Para quem não gosta de fazer férias na praia, talvez a Rota Vicentina não fosse a primeira escolha na lista de destinos de férias. Contudo já há um par de anos que andava a tentar reservar uns dias para fazer este trilho. A promessa de ser uma das paisagens costeiras mais bela, selvagem e intocada da Europa, ter no Trilho dos Pescadores uma rota (quase) exclusivamente pedestre, bem marcada e (ainda?) longe das multidões foram argumentos suficientes e convincentes para trocar as montanhas pela costa. E bem vistas as coisas, como não implicava estender a toalha na areia e ficar a torrar ao sol, não poderemos classificar a viagem pela Rota Vicentina como “fazer férias na praia”.

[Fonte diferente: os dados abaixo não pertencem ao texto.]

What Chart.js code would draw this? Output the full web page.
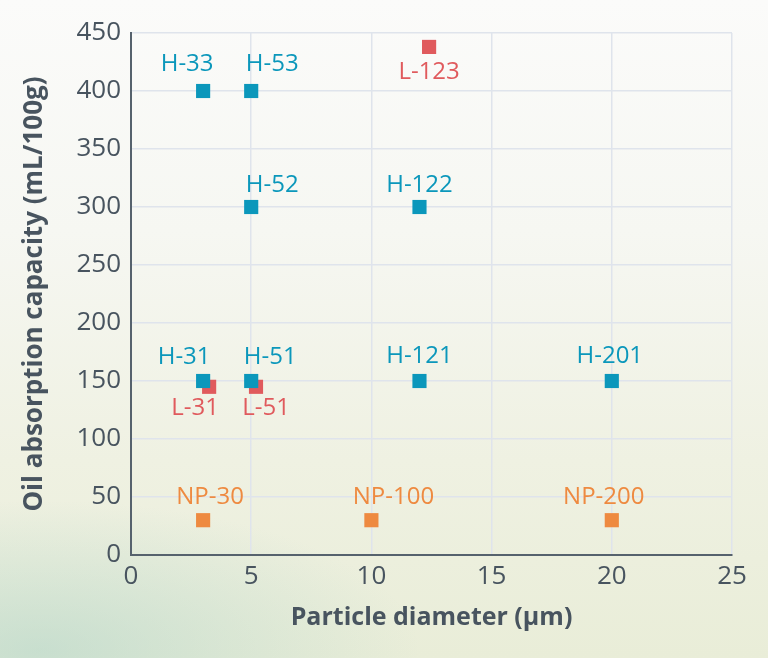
<!DOCTYPE html>
<html>
<head>
<meta charset="utf-8">
<script src="https://cdn.jsdelivr.net/npm/chart.js@4/dist/chart.umd.min.js"></script>
<style>
  html, body { margin: 0; padding: 0; }
  body {
    width: 768px; height: 658px; overflow: hidden;
    background:
      radial-gradient(ellipse 380px 150px at 40px 650px, rgba(160, 205, 195, 0.45), rgba(160, 205, 195, 0) 100%),
      linear-gradient(180deg, #fbfbfa 0%, #f6f7f2 35%, #eff1e2 70%, #e9edd8 100%);
  }
  #wrap { position: relative; width: 768px; height: 658px; }
</style>
</head>
<body>
<div id="wrap"><canvas id="oilChart"></canvas></div>
<script>
// H series (blue)
const hNames = ['H-33', 'H-53', 'H-52', 'H-122', 'H-31', 'H-51', 'H-121', 'H-201'];
const hDiameter = [3, 5, 5, 12, 3, 5, 12, 20];
const hOil = [400, 400, 300, 300, 150, 150, 150, 150];

// L series (red)
const lNames = ['L-123', 'L-31', 'L-51'];
const lDiameter = [12.4, 3.25, 5.2];
const lOil = [438, 145, 145];

// NP series (orange)
const npNames = ['NP-30', 'NP-100', 'NP-200'];
const npDiameter = [3, 10, 20];
const npOil = [30, 30, 30];

const xTicks = [0, 5, 10, 15, 20, 25];
const yTicks = [0, 50, 100, 150, 200, 250, 300, 350, 400, 450];

// label placement relative to the marker (px)
const labelShift = {
    'H-33': [-16, -27], 'H-53': [21, -27], 'H-52': [21, -22], 'H-122': [0, -22],
    'H-31': [-19, -24], 'H-51': [19, -24], 'H-121': [0, -25], 'H-201': [-2, -25],
    'L-123': [0, 25], 'L-31': [-14, 21], 'L-51': [10, 21],
    'NP-30': [7, -23], 'NP-100': [22, -23], 'NP-200': [-8, -23],
};

const BLUE = '#0b97bb';
const RED = '#e05a5d';
const ORANGE = '#ee8a40';
const TEXT = '#48545f';

const pts = (xs, ys, names) => xs.map((x, i) => ({ x: x, y: ys[i], name: names[i] }));

const pointLabels = {
    id: 'pointLabels',
    afterDatasetsDraw(chart) {
        const ctx = chart.ctx;
        ctx.save();
        ctx.font = '24px "Open Sans"';
        ctx.textAlign = 'center';
        ctx.textBaseline = 'middle';
        chart.data.datasets.forEach((ds, di) => {
            const meta = chart.getDatasetMeta(di);
            ctx.fillStyle = ds.backgroundColor;
            meta.data.forEach((el, i) => {
                const name = ds.data[i].name;
                const s = labelShift[name] || [0, -24];
                ctx.fillText(name, el.x + s[0], el.y + s[1]);
            });
        });
        ctx.restore();
    },
};

new Chart(document.getElementById('oilChart'), {
    type: 'scatter',
    data: {
        datasets: [
            {
                label: 'H',
                data: pts(hDiameter, hOil, hNames),
                backgroundColor: BLUE,
                pointStyle: 'rect',
                pointRadius: 10,
                pointHoverRadius: 10,
                borderWidth: 0,
            },
            {
                label: 'L',
                data: pts(lDiameter, lOil, lNames),
                backgroundColor: RED,
                pointStyle: 'rect',
                pointRadius: 10,
                pointHoverRadius: 10,
                borderWidth: 0,
            },
            {
                label: 'NP',
                data: pts(npDiameter, npOil, npNames),
                backgroundColor: ORANGE,
                pointStyle: 'rect',
                pointRadius: 10,
                pointHoverRadius: 10,
                borderWidth: 0,
            },
        ],
    },
    options: {
        responsive: true,
        maintainAspectRatio: false,
        animation: false,
        layout: { padding: { top: 33, right: 36, bottom: 0, left: 0 } },
        plugins: {
            legend: { display: false },
            tooltip: { enabled: false },
        },
        scales: {
            x: {
                type: 'linear',
                min: 0,
                max: 25,
                afterBuildTicks: (scale) => { scale.ticks = xTicks.map((v) => ({ value: v })); },
                afterFit: (scale) => { scale.height = 103; },
                ticks: {
                    color: TEXT,
                    font: { family: 'Open Sans', size: 26 },
                    padding: 6,
                    maxRotation: 0,
                },
                grid: { color: '#dfe4ec', lineWidth: 1.5, drawTicks: false },
                border: { color: '#56626d', width: 2 },
                title: {
                    display: true,
                    text: 'Particle diameter (µm)',
                    color: TEXT,
                    font: { family: 'Open Sans', size: 25, weight: 'bold' },
                    padding: { top: 0, bottom: 25 },
                },
            },
            y: {
                type: 'linear',
                min: 0,
                max: 450,
                afterBuildTicks: (scale) => { scale.ticks = yTicks.map((v) => ({ value: v })); },
                afterFit: (scale) => { scale.width = 131; },
                ticks: {
                    color: TEXT,
                    font: { family: 'Open Sans', size: 26 },
                    padding: 10,
                },
                grid: { color: '#dfe4ec', lineWidth: 1.5, drawTicks: false },
                border: { color: '#56626d', width: 2 },
                title: {
                    display: true,
                    text: 'Oil absorption capacity (mL/100g)',
                    color: TEXT,
                    font: { family: 'Open Sans', size: 26, weight: 'bold' },
                    padding: { top: 19, bottom: 0 },
                },
            },
        },
    },
    plugins: [pointLabels],
});
</script>
</body>
</html>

O plano foi seguir o Trilho dos Pescadores entre Porto Covo e Odeceixe em quatro dias, num total de 75 quilómetros, em regime de semi-autonomia: mochila às costas apenas com o essencial.

Dia 1, Porto Covo - Vila Nova de Milfontes

Saímos de manhã cedo do Ahoy Porto Covo Hostel, onde passamos a noite a recuperar das longas horas passadas no comboio e no autocarro no dia anterior. O anfitrião Nicolau teve a gentileza de nos dar várias recomendações para todas as etapas do Trilho dos Pescadores. Uma ajuda preciosa, que permitiu antecipar problemas e facilitou o planeamento de algumas questões para os dias seguintes.

Ninho de cegonha na falésia

A areia

A primeira etapa do Trilho dos Pescadores, não sendo a mais longa, será provavelmente a mais dura pois o piso é maioritariamente arenoso. Logo nos primeiros quilómetros, com a ilha do Pessegueiro a dominar a paisagem, já a areia sob os nossos pés dificultava a progressão. Assim que chegamos à Praia do Queimado, aproveitamos a possibilidade de seguir sempre pelo areal mais compacto.

Até à praia do Malhão é possível seguir sempre junto ao mar durante quase 5 quilómetros, contudo há que ter em conta o estado do mar e as marés pois num ou dois pontos o areal estreita e a passagem poderá ser complicada ou mesmo muito perigosa. Na praia dos Aivados o areal é maioritariamente ocupado por calhaus arredondados pelas ondas, dificultando a escolha do melhor caminho.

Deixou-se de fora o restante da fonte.